Il quadro di riferimento in cui il riciclo dell’auto si muove, dunque, sembra essere chiaro e ben delineato. A questo punto, a un passo cioè dalla ridefinizione degli obiettivi europei, Di Carlo sottolinea quanto sia necessario garantire l’avanzamento della strada intrapresa, un percorso ormai segnato su cui tutta la filiera dovrà investire con ricerca e innovazione.
“Oggi le case automobilistiche si sforzano di lavorare insieme ai comparti di mercato a loro vicini proprio nell’ottica di sviluppare mercati di sbocco per i materiali nello stesso settore automotive, ma nello stesso tempo pur con non poche difficoltà gli stessi costruttori cercano anche di ragionare con mercati diversi dal loro, in funzione di una buona accettazione dei materiali che potrebbero offrire. Pensiamo al nesso che negli anni si è instaurato tra pneumatici e asfalti, settori lontani tra loro che oggi invece sono diventati complementari”.
E nel resto del mondo cosa pensano di noi? E come si pongono i costruttori extra-europei nei confronti dell’esempio europeo? Di Carlo ci spiega che, oltre alla trasparenza con cui si sono approcciati alla tematica, tutti i costruttori interessati alla vendita in Europa operano tenendo in considerazione i mercati di arrivo e puntando al raggiungimento di un risultato globale positivo.

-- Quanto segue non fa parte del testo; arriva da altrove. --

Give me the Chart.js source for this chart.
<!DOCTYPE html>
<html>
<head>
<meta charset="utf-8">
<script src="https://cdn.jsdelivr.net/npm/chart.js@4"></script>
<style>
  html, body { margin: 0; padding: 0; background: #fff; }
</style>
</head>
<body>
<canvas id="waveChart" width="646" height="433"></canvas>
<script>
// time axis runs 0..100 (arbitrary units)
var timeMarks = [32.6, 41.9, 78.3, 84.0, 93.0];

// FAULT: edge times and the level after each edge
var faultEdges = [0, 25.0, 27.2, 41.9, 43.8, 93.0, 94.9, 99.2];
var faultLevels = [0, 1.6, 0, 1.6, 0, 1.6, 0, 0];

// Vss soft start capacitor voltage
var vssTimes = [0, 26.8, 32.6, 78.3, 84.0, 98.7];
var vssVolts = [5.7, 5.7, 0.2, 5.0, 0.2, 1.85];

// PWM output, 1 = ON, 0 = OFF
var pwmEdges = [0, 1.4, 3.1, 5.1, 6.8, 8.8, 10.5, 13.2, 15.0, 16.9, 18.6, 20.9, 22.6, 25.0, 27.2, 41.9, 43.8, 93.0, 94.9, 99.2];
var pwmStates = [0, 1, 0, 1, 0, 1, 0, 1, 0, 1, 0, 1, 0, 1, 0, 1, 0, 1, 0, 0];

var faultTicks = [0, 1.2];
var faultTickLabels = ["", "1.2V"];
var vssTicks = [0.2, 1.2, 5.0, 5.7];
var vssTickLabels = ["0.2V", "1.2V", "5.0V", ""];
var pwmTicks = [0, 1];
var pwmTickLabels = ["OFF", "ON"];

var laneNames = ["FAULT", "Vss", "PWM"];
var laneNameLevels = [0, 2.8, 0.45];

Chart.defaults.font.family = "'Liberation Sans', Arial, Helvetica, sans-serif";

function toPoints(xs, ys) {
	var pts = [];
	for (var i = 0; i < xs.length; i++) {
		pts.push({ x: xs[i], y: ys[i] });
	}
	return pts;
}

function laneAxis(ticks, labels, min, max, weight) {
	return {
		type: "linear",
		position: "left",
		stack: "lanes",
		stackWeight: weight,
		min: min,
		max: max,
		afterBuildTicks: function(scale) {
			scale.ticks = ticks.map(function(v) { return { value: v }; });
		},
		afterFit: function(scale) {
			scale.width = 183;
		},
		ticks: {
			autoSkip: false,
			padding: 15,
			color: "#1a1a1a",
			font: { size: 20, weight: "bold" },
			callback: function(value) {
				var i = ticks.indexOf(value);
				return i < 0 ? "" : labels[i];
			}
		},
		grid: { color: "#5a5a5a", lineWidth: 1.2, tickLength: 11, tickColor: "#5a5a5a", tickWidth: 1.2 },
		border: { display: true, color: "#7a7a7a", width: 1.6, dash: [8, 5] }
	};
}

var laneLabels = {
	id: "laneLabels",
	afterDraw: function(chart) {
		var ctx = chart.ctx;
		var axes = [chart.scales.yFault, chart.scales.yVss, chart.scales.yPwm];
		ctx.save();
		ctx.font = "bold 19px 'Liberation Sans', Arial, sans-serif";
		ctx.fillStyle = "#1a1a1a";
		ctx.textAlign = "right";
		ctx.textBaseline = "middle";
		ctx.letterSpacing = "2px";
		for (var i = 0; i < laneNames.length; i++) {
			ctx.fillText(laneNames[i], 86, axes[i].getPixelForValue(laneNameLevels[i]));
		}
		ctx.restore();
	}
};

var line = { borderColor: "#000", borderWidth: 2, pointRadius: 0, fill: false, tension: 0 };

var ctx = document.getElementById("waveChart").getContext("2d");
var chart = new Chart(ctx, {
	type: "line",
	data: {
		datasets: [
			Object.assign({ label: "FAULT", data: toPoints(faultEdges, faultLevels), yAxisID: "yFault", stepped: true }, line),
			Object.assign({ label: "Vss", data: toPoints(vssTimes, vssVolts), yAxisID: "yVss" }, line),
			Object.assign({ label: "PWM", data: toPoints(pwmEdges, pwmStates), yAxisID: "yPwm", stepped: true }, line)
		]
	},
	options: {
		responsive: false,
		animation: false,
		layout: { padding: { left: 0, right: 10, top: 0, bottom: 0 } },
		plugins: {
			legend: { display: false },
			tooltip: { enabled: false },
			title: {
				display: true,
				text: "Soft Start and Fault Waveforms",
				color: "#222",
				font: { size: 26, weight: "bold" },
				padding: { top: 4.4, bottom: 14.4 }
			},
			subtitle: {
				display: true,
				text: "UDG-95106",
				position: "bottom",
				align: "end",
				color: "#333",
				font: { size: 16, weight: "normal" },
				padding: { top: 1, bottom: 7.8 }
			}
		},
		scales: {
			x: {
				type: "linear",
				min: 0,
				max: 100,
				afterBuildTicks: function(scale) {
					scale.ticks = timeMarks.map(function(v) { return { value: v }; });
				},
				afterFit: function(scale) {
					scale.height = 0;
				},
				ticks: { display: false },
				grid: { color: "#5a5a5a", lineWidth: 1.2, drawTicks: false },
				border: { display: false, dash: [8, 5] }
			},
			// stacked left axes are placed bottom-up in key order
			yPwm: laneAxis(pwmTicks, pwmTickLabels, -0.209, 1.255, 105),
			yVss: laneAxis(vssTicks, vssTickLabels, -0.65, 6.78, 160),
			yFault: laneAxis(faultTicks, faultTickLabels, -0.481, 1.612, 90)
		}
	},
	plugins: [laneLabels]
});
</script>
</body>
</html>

“L’Europa si è imposta delle leggi specifiche a favore dell’ambiente e rappresenta ancora una punta di diamante. La legislazione sui veicoli a fine vita, partita operativamente nel 2006, è oggi guardata con estremo interesse in tante altre parti del mondo; penso alla Turchia, alla Russia o al Brasile, che sta immaginando di fare legislazioni simili alla nostra in nome della salvaguardia dell’ambiente. I costruttori esteri guardano a quello europeo come l’unico vero grande esempio ben strutturato e operativo ormai da anni, partecipando attivamente al raggiungimento degli obiettivi. E la risposta che sta dando l’oggetto “automobile” nel suo complesso devo dire sia straordinaria”.